■ **SHORT PROBLEM**:
Write out the material exactly, without any of its pictures.

■ **PROVIDED MATERIAL**:
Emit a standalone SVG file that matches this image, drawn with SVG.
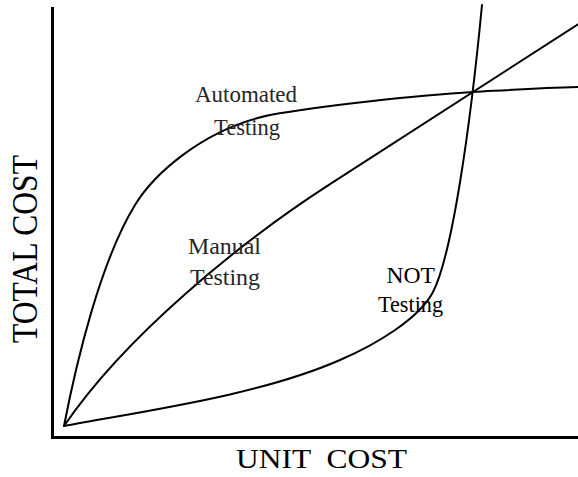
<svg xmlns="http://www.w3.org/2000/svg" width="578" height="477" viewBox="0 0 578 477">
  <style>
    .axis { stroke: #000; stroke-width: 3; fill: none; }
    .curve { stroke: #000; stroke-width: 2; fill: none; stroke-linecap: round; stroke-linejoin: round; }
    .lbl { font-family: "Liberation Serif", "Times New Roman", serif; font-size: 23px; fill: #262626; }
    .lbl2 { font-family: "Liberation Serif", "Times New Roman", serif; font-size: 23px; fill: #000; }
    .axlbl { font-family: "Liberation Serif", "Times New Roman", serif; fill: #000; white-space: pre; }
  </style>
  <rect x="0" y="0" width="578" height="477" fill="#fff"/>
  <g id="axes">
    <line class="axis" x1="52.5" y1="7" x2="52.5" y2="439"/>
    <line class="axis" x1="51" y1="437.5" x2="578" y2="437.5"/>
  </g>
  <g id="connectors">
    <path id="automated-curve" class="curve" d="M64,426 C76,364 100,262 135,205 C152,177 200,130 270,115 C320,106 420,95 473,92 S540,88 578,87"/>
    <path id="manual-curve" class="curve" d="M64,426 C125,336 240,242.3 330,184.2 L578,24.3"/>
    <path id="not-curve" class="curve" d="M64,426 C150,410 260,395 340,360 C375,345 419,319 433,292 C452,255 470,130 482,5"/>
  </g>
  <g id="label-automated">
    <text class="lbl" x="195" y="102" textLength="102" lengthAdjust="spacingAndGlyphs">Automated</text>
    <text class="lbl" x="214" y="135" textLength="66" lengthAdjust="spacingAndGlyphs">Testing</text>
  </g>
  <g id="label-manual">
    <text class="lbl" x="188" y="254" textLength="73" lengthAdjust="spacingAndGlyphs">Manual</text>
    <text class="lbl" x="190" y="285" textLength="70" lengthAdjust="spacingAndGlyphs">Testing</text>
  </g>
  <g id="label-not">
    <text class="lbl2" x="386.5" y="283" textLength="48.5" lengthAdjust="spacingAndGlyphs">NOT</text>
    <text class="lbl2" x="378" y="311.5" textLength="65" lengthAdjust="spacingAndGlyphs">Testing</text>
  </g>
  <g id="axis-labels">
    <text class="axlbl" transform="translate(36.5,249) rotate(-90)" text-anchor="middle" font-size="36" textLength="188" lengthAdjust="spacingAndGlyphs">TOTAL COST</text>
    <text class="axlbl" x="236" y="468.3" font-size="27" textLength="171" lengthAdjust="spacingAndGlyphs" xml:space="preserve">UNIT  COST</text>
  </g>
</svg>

■ **EXERCISE ANSWER**:
Emit a standalone SVG file that matches this image, drawn with SVG.
<svg xmlns="http://www.w3.org/2000/svg" width="578" height="477" viewBox="0 0 578 477">
  <style>
    .axis { stroke: #000; stroke-width: 3; fill: none; }
    .curve { stroke: #000; stroke-width: 2; fill: none; stroke-linecap: round; stroke-linejoin: round; }
    .lbl { font-family: "Liberation Serif", "Times New Roman", serif; font-size: 23px; fill: #262626; }
    .lbl2 { font-family: "Liberation Serif", "Times New Roman", serif; font-size: 23px; fill: #000; }
    .axlbl { font-family: "Liberation Serif", "Times New Roman", serif; fill: #000; white-space: pre; }
  </style>
  <rect x="0" y="0" width="578" height="477" fill="#fff"/>
  <g id="axes">
    <line class="axis" x1="52.5" y1="7" x2="52.5" y2="439"/>
    <line class="axis" x1="51" y1="437.5" x2="578" y2="437.5"/>
  </g>
  <g id="connectors">
    <path id="automated-curve" class="curve" d="M64,426 C76,364 100,262 135,205 C152,177 200,130 270,115 C320,106 420,95 473,92 S540,88 578,87"/>
    <path id="manual-curve" class="curve" d="M64,426 C125,336 240,242.3 330,184.2 L578,24.3"/>
    <path id="not-curve" class="curve" d="M64,426 C150,410 260,395 340,360 C375,345 419,319 433,292 C452,255 470,130 482,5"/>
  </g>
  <g id="label-automated">
    <text class="lbl" x="195" y="102" textLength="102" lengthAdjust="spacingAndGlyphs">Automated</text>
    <text class="lbl" x="214" y="135" textLength="66" lengthAdjust="spacingAndGlyphs">Testing</text>
  </g>
  <g id="label-manual">
    <text class="lbl" x="188" y="254" textLength="73" lengthAdjust="spacingAndGlyphs">Manual</text>
    <text class="lbl" x="190" y="285" textLength="70" lengthAdjust="spacingAndGlyphs">Testing</text>
  </g>
  <g id="label-not">
    <text class="lbl2" x="386.5" y="283" textLength="48.5" lengthAdjust="spacingAndGlyphs">NOT</text>
    <text class="lbl2" x="378" y="311.5" textLength="65" lengthAdjust="spacingAndGlyphs">Testing</text>
  </g>
  <g id="axis-labels">
    <text class="axlbl" transform="translate(36.5,249) rotate(-90)" text-anchor="middle" font-size="36" textLength="188" lengthAdjust="spacingAndGlyphs">TOTAL COST</text>
    <text class="axlbl" x="236" y="468.3" font-size="27" textLength="171" lengthAdjust="spacingAndGlyphs" xml:space="preserve">UNIT  COST</text>
  </g>
</svg>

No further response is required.